A serial killer novel with a difference: smartly written, densely plotted, and almost too clever.

Somebody who calls himself Alec Cutter is targeting the Adonis demographic of Mobile, Alabama. After luring beautiful young men to their doom, he beheads them and inscribes their pubic regions with gibberish (“Warped a whore. Warped a whore. Whores warped. A full quart of warped whores. Rats back. Rats back. Rats back. Rats. Rats. Rats. Back. Back. Back”). Captain Terrence Squill, the politically manipulative Director of Investigative Services, is seething that Detectives Carson Ryder and Harry Nautilus have caught the case because they’re hotdogs who can’t be squelched.
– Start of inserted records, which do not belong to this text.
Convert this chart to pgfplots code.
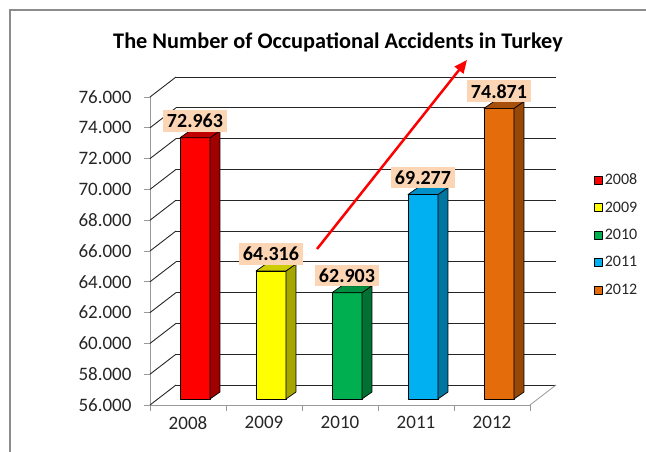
\documentclass[border=0pt]{standalone}
\usepackage{pgfplots}
\pgfplotsset{compat=1.18}
\usepackage{pgfplotstable}
\usepackage{fontspec}
\setmainfont{Carlito}
\usetikzlibrary{arrows.meta}

\definecolor{peach}{HTML}{FCD5B5}
\definecolor{c08}{HTML}{FF0000}\definecolor{s08}{HTML}{A00000}\definecolor{t08}{HTML}{C00000}
\definecolor{c09}{HTML}{FFFF00}\definecolor{s09}{HTML}{A6A600}\definecolor{t09}{HTML}{CCCC00}
\definecolor{c10}{HTML}{00B050}\definecolor{s10}{HTML}{007033}\definecolor{t10}{HTML}{008F40}
\definecolor{c11}{HTML}{00B0F0}\definecolor{s11}{HTML}{0075A0}\definecolor{t11}{HTML}{0090C8}
\definecolor{c12}{HTML}{E46C0A}\definecolor{s12}{HTML}{974706}\definecolor{t12}{HTML}{A8500A}

% #1 category centre, #2 value, #3 front, #4 side, #5 top colour
\newcommand\threedbar[5]{%
  \pgfmathsetmacro\xa{#1-0.10526}\pgfmathsetmacro\xb{#1+0.28947}%
  \pgfmathsetmacro\xc{#1+0.42105}\pgfmathsetmacro\xd{#1+0.02632}%
  \pgfmathsetmacro\ya{56.3896}\pgfmathsetmacro\yb{#2+0.3896}%
  \pgfmathsetmacro\yc{#2+0.8442}\pgfmathsetmacro\yd{56.8442}%
  \addplot[fill=#3, draw=black, line width=0.7pt, line join=round,
    legend image code/.code={\draw[fill=#3, draw=black, line width=0.8pt] (0pt,-4pt) rectangle (8pt,4pt);}]
    coordinates {(\xa,\ya) (\xa,\yb) (\xb,\yb) (\xb,\ya)} -- cycle;
  \addplot[forget plot, fill=#4, draw=black, line width=0.7pt, line join=round]
    coordinates {(\xb,\ya) (\xb,\yb) (\xc,\yc) (\xc,\yd)} -- cycle;
  \addplot[forget plot, fill=#5, draw=black, line width=0.7pt, line join=round]
    coordinates {(\xa,\yb) (\xd,\yc) (\xc,\yc) (\xb,\yb)} -- cycle;
}

\pgfplotstableread{
x v
0.5 72.963
1.5 64.316
2.5 62.903
3.5 69.277
4.5 74.871
}\accidents

\begin{document}
\begin{tikzpicture}[x=1pt,y=1pt]
\useasboundingbox (0,0) rectangle (646,452);
\draw[black!45, line width=1.5pt] (10,0) -- (10,442) -- (646,442);
\node[font=\fontsize{22.3}{24}\selectfont\bfseries] at (338,410) {The Number of Occupational Accidents in Turkey};
\begin{axis}[
  scale only axis, width=380pt, height=308pt,
  at={(150pt,47pt)}, anchor=south west,
  xmin=0, xmax=5, ymin=56, ymax=76,
  clip=false,
  axis x line*=bottom, axis y line*=left,
  axis line style={black!40, line width=0.8pt, -},
  ytick={56,58,...,76},
  xtick={0,...,5}, xticklabels={},
  extra x ticks={0.5,1.5,2.5,3.5,4.5},
  extra x tick labels={2008,2009,2010,2011,2012},
  extra x tick style={major tick length=0pt, tick label style={yshift=-8pt}},
  tick align=outside,
  major tick length=6pt,
  tick style={black!40, line width=0.8pt},
  ymajorgrids,
  major grid style={black!85, line width=0.9pt, xshift=26pt, yshift=20pt},
  /pgf/number format/assume math mode=true,
  tick label style={font=\fontsize{19}{21}\selectfont, text=black!85},
  yticklabel style={xshift=-9pt, /pgf/number format/fixed, /pgf/number format/fixed zerofill, /pgf/number format/precision=3},
  legend style={draw=none, fill=none, at={(1.16,0.764)}, anchor=north west,
    font=\fontsize{16}{18}\selectfont, row sep=11.5pt, text=black!85},
  legend cell align=left,
]
\pgfplotsinvokeforeach{56,58,...,76}{
  \draw[black!85, line width=0.9pt] (axis cs:0,#1) -- ++(26pt,20pt);
}
\draw[black!40, line width=0.8pt] (axis cs:5,56) -- ++(26pt,20pt);
\threedbar{0.5}{72.963}{c08}{s08}{t08}
\threedbar{1.5}{64.316}{c09}{s09}{t09}
\threedbar{2.5}{62.903}{c10}{s10}{t10}
\threedbar{3.5}{69.277}{c11}{s11}{t11}
\threedbar{4.5}{74.871}{c12}{s12}{t12}
\addplot[forget plot, only marks, mark=*, mark size=0pt, mark options={draw=none, fill=none},
  visualization depends on={rawy \as \py},
  nodes near coords={\pgfmathprintnumber[fixed,fixed zerofill,precision=3]{\py}},
  every node near coord/.append style={anchor=south, xshift=7pt, yshift=12pt,
    fill=peach, text=black, font=\fontsize{20}{22}\selectfont\bfseries,
    inner xsep=4pt, inner ysep=4pt}]
  table[x=x, y=v] {\accidents};
\legend{2008,2009,2010,2011,2012}
\end{axis}
\draw[red, line width=2.5pt, -{Triangle[length=13pt,width=11pt]}] (317,203) -- (467,392);
\end{tikzpicture}
\end{document}
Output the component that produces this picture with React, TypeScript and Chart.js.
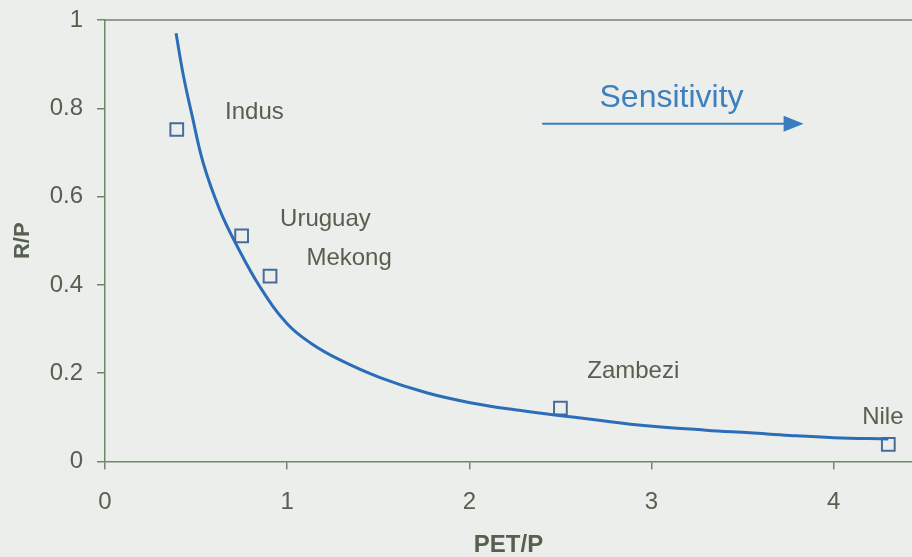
import React, { useEffect, useRef } from "react";
import { Chart, registerables } from "chart.js";

Chart.register(...registerables);

// Fitted curve R/P vs PET/P
const curveX = [0.39, 0.43, 0.48, 0.54, 0.63, 0.72, 0.85, 1.0, 1.13, 1.29, 1.51, 1.77, 2.02, 2.25, 2.48, 2.7, 2.9, 3.3, 3.54, 3.76, 4.0, 4.3];
const curveY = [0.97, 0.875, 0.78, 0.675, 0.57, 0.492, 0.396, 0.312, 0.268, 0.23, 0.19, 0.155, 0.132, 0.117, 0.105, 0.094, 0.084, 0.071, 0.065, 0.059, 0.054, 0.051];

// Basins
const basins = ["Indus", "Uruguay", "Mekong", "Zambezi", "Nile"];
const basinX = [0.394, 0.75, 0.906, 2.5, 4.3];
const basinY = [0.752, 0.511, 0.42, 0.121, 0.039];
const labelX = [0.82, 1.21, 1.34, 2.9, 4.27];
const labelY = [0.79, 0.548, 0.459, 0.205, 0.1];

// Axis ticks
const xTicks = [0, 1, 2, 3, 4];
const yTicks = [0, 0.2, 0.4, 0.6, 0.8, 1];

// Sensitivity annotation (data units)
const sensText = "Sensitivity";
const sensTextPos = [3.11, 0.822];
const sensArrow = [2.4, 3.835, 0.765];

const AXIS = "#6d876b";
const TEXT = "#55604f";
const FONT = "'Liberation Sans', Arial, sans-serif";

const annotations = {
  id: "annotations",
  afterDatasetsDraw(chart: any) {
    const { ctx, chartArea, scales } = chart;
    const xs = scales.x;
    const ys = scales.y;
    ctx.save();
    // top frame line
    ctx.strokeStyle = AXIS;
    ctx.lineWidth = 1.5;
    ctx.beginPath();
    ctx.moveTo(chartArea.left, chartArea.top);
    ctx.lineTo(chartArea.right, chartArea.top);
    ctx.stroke();
    // basin labels
    ctx.fillStyle = TEXT;
    ctx.font = `24px ${FONT}`;
    ctx.textAlign = "center";
    ctx.textBaseline = "middle";
    basins.forEach((name, i) => {
      ctx.fillText(name, xs.getPixelForValue(labelX[i]), ys.getPixelForValue(labelY[i]));
    });
    // sensitivity text and arrow
    ctx.fillStyle = "#3d80c0";
    ctx.font = `32px ${FONT}`;
    ctx.fillText(sensText, xs.getPixelForValue(sensTextPos[0]), ys.getPixelForValue(sensTextPos[1]));
    const x1 = xs.getPixelForValue(sensArrow[0]);
    const x2 = xs.getPixelForValue(sensArrow[1]);
    const ay = ys.getPixelForValue(sensArrow[2]);
    ctx.strokeStyle = "#3a7dbf";
    ctx.lineWidth = 2;
    ctx.beginPath();
    ctx.moveTo(x1, ay);
    ctx.lineTo(x2 - 16, ay);
    ctx.stroke();
    ctx.fillStyle = "#3a7dbf";
    ctx.beginPath();
    ctx.moveTo(x2, ay);
    ctx.lineTo(x2 - 20, ay - 8);
    ctx.lineTo(x2 - 20, ay + 8);
    ctx.closePath();
    ctx.fill();
    ctx.restore();
  },
};

export default function App() {
  const ref = useRef<HTMLCanvasElement | null>(null);
  useEffect(() => {
    if (!ref.current) return;
    const chart = new Chart(ref.current, {
      type: "scatter",
      data: {
        datasets: [
          {
            type: "line",
            data: curveX.map((x, i) => ({ x, y: curveY[i] })),
            borderColor: "#2c6db8",
            borderWidth: 3,
            pointRadius: 0,
            tension: 0.4,
            fill: false,
          } as any,
          {
            data: basinX.map((x, i) => ({ x, y: basinY[i] })),
            pointStyle: "rect",
            pointRadius: 9,
            borderColor: "#4a6a9c",
            borderWidth: 2,
            backgroundColor: "rgba(0,0,0,0)",
          },
        ],
      },
      options: {
        animation: false,
        responsive: false,
        devicePixelRatio: 1,
        layout: { padding: { top: 20, right: 0, left: 0, bottom: 0 } },
        plugins: { legend: { display: false }, tooltip: { enabled: false } },
        scales: {
          x: {
            type: "linear",
            min: 0,
            max: 4.43,
            afterBuildTicks: (s: any) => {
              s.ticks = xTicks.map((v) => ({ value: v }));
            },
            afterFit: (s: any) => {
              s.height = 95.5;
              s.paddingLeft = 0;
              s.paddingRight = 0;
            },
            grid: { drawOnChartArea: false, color: AXIS, tickLength: 8, lineWidth: 1.5 },
            border: { color: AXIS, width: 1.5 },
            ticks: { color: TEXT, font: { family: FONT, size: 24 }, padding: 18, maxRotation: 0 },
            title: { display: true, text: "PET/P", color: TEXT, font: { family: FONT, size: 24, weight: "bold", lineHeight: 1 }, padding: { bottom: 0, top: 0 } },
          },
          y: {
            type: "linear",
            min: 0,
            max: 1,
            afterBuildTicks: (s: any) => {
              s.ticks = yTicks.map((v) => ({ value: v }));
            },
            afterFit: (s: any) => {
              s.width = 105;
              s.paddingTop = 0;
              s.paddingBottom = 0;
            },
            grid: { drawOnChartArea: false, color: AXIS, tickLength: 8, lineWidth: 1.5 },
            border: { color: AXIS, width: 1.5 },
            ticks: { color: TEXT, font: { family: FONT, size: 24 }, padding: 14, callback: (v: any) => String(v) },
            title: { display: true, text: "R/P", color: TEXT, font: { family: FONT, size: 22, weight: "bold" }, padding: { top: 10, bottom: 0 } },
          },
        },
      },
      plugins: [annotations],
    });
    return () => chart.destroy();
  }, []);
  return (
    <div style={{ position: "fixed", left: 0, top: 0, width: 912, height: 557, overflow: "hidden", background: "#eceeeb" }}>
      <canvas ref={ref} width={923} height={557} style={{ display: "block" }} />
    </div>
  );
}
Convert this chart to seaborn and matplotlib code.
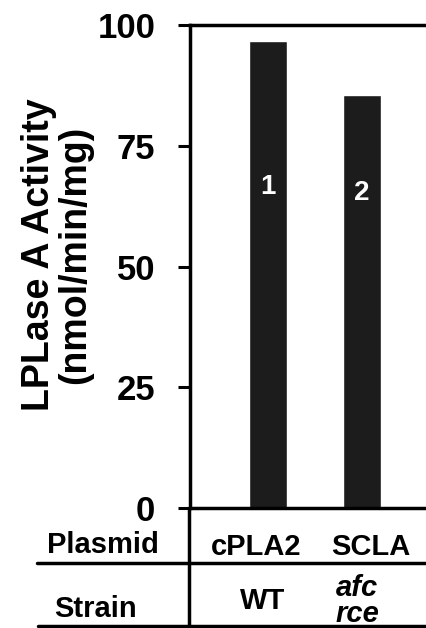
import matplotlib
matplotlib.use("Agg")
import matplotlib.pyplot as plt
import seaborn as sns
import pandas as pd
from matplotlib.lines import Line2D
from matplotlib.transforms import ScaledTranslation

# data
plasmids = ["cPLA2", "SCLA"]
activity = [96.7, 85.5]
bar_numbers = ["1", "2"]
strains = ["WT", "afc\nrce"]
strain_italic = [False, True]
y_ticks = [0, 25, 50, 75, 100]

sns.set_style("ticks")
plt.rcParams["font.family"] = ["Liberation Sans", "DejaVu Sans"]
plt.rcParams["font.weight"] = "bold"
plt.rcParams["text.color"] = "black"
plt.rcParams["axes.labelcolor"] = "black"
plt.rcParams["xtick.color"] = "black"
plt.rcParams["ytick.color"] = "black"

df = pd.DataFrame({"Plasmid": plasmids, "Activity": activity})

fig = plt.figure(figsize=(4.27, 6.28), dpi=100)
ax = fig.add_axes([190 / 427, 1 - 508 / 628, 237 / 427, 483 / 628])

sns.barplot(data=df, x="Plasmid", y="Activity", color="#1c1c1c",
            saturation=1, width=0.40, ax=ax)

# white number inside each bar
for i, lab in enumerate(bar_numbers):
    ax.text(i, 66.5 - i * 1.3, lab, color="white", fontsize=20,
            fontweight="bold", ha="center", va="center")

ax.set_ylim(0, 100)
ax.set_xlim(-0.83, 1.69)
ax.set_yticks(y_ticks)
ax.set_yticklabels([str(t) for t in y_ticks], fontsize=25, fontweight="bold")
ax.tick_params(axis="y", length=9, width=2.2, pad=16, colors="black")
ax.tick_params(axis="x", length=0, pad=18, colors="black")
ax.set_xticks(range(len(plasmids)))
ax.set_xticklabels(plasmids, fontsize=21, fontweight="bold")
# plasmid names sit a little off the bar centres in the original
for lbl, dx in zip(ax.get_xticklabels(), [-12, 9]):
    lbl.set_transform(lbl.get_transform() + ScaledTranslation(dx / 100, 0, fig.dpi_scale_trans))
ax.set_xlabel("")
ax.set_ylabel("LPLase A Activity\n(nmol/min/mg)", fontsize=27,
              fontweight="bold", linespacing=1.0)
ax.yaxis.set_label_coords(-0.41, 0.525)

for side in ["left", "top", "bottom"]:
    ax.spines[side].set_linewidth(2.5)
    ax.spines[side].set_color("black")
ax.spines["right"].set_visible(False)

# table part below the axis
def fx(px):
    return px / 427

def fy(py):
    return 1 - py / 628

fig.add_artist(Line2D([fx(189), fx(189)], [fy(508), fy(628)], color="black", lw=2.5))
fig.add_artist(Line2D([fx(37), 1], [fy(563), fy(563)], color="black", lw=2.5))
fig.add_artist(Line2D([fx(38), 1], [fy(626), fy(626)], color="black", lw=2.5))

fig.text(fx(103), fy(545), "Plasmid", fontsize=21, fontweight="bold",
         ha="center", va="center")
fig.text(fx(96), fy(609), "Strain", fontsize=21, fontweight="bold",
         ha="center", va="center")

for i, (s, it) in enumerate(zip(strains, strain_italic)):
    ax.annotate(s, xy=(i, 0), xycoords=("data", "axes fraction"),
                xytext=(-5, -93), textcoords="offset pixels",
                fontsize=21, fontweight="bold",
                style="italic" if it else "normal",
                ha="center", va="center", linespacing=0.92)

fig.savefig("out.png", dpi=100)
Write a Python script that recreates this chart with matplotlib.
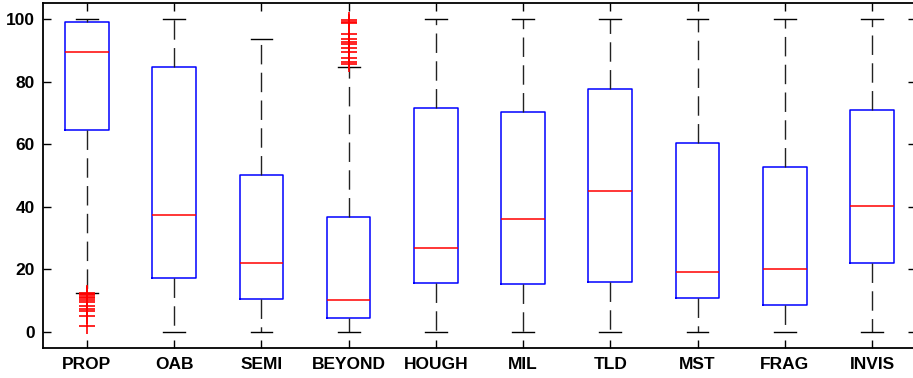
import matplotlib
matplotlib.use("Agg")
import matplotlib.pyplot as plt

labels = ["PROP", "OAB", "SEMI", "BEYOND", "HOUGH", "MIL", "TLD", "MST", "FRAG", "INVIS"]
whislo = [12.6, 0, 0, 0, 0, 0, 0, 0, 0, 0]
q1 = [64.6, 17.3, 10.6, 4.6, 15.7, 15.4, 16.1, 10.9, 8.7, 22.1]
med = [89.5, 37.4, 22.1, 10.3, 26.9, 36.2, 45.1, 19.2, 20.3, 40.3]
q3 = [99.0, 84.7, 50.2, 36.7, 71.6, 70.3, 77.7, 60.4, 52.8, 71.0]
whishi = [100, 100, 93.6, 84.8, 100, 100, 100, 100, 100, 100]
prop_out = [12.6, 12.2, 11.8, 11.3, 10.8, 10.3, 9.5, 8.4, 7.3, 6.6, 5.2, 2.0]
beyond_out = [99.8, 99.2, 98.6, 95.1, 93.5, 92.8, 92.0, 90.8, 89.6, 87.4, 86.4, 85.6]
outliers = [prop_out, [], [], beyond_out, [], [], [], [], [], []]

stats = []
for i in range(len(labels)):
    stats.append(dict(label=labels[i], whislo=whislo[i], q1=q1[i], med=med[i],
                      q3=q3[i], whishi=whishi[i], fliers=outliers[i]))

plt.rcParams['font.family'] = ['Liberation Sans', 'DejaVu Sans']
fig = plt.figure(figsize=(9.13, 3.78), dpi=100)
ax = fig.add_axes([0.0475, 0.080, 0.9553, 0.911])

ax.bxp(stats, positions=range(1, 11), widths=0.5, capwidths=0.25,
       boxprops=dict(color="blue", linewidth=1.1),
       medianprops=dict(color="red", linewidth=1.1),
       whiskerprops=dict(color="#222222", linewidth=1.0, linestyle=(0, (14, 6))),
       capprops=dict(color="black", linewidth=1.0),
       flierprops=dict(marker="+", markeredgecolor="red", markersize=11,
                       markeredgewidth=1.2, linestyle="none"))

ax.set_xlim(0.5, 10.5)
ax.set_ylim(-5, 105)
ax.set_yticks([0, 20, 40, 60, 80, 100])
ax.tick_params(direction="in", length=6, width=1.0, top=True, right=True,
               labelsize=12.5)
ax.tick_params(axis="x", pad=7)
ax.tick_params(axis="y", pad=6)
for lab in ax.get_xticklabels() + ax.get_yticklabels():
    lab.set_fontweight("bold")
for s in ax.spines.values():
    s.set_linewidth(1.3)

fig.savefig("out.png", dpi=100)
He’d be even madder if he knew that the earlier serial-killing spree that won Ryder his promotion was actually solved by Ryder’s brother Jeremy, a killer locked away in a mental institution. As he battles to stay on the case, Ryder’s also battling to keep Dr. Ava Davanelle, an assistant pathologist who needs a stiff drink every night and every morning, on the wagon. Though the killer’s low profile makes him well-nigh unguessable, newcomer Kerley brings his gruesome, baroque pathology to vivid life along with crazy Jeremy, sad, sexy Ava, and cocky, haunted Ryder.

The whole story is told in prose as inventive as—well, as a fight to the death between embattled virtue and monstrous evil ought to be.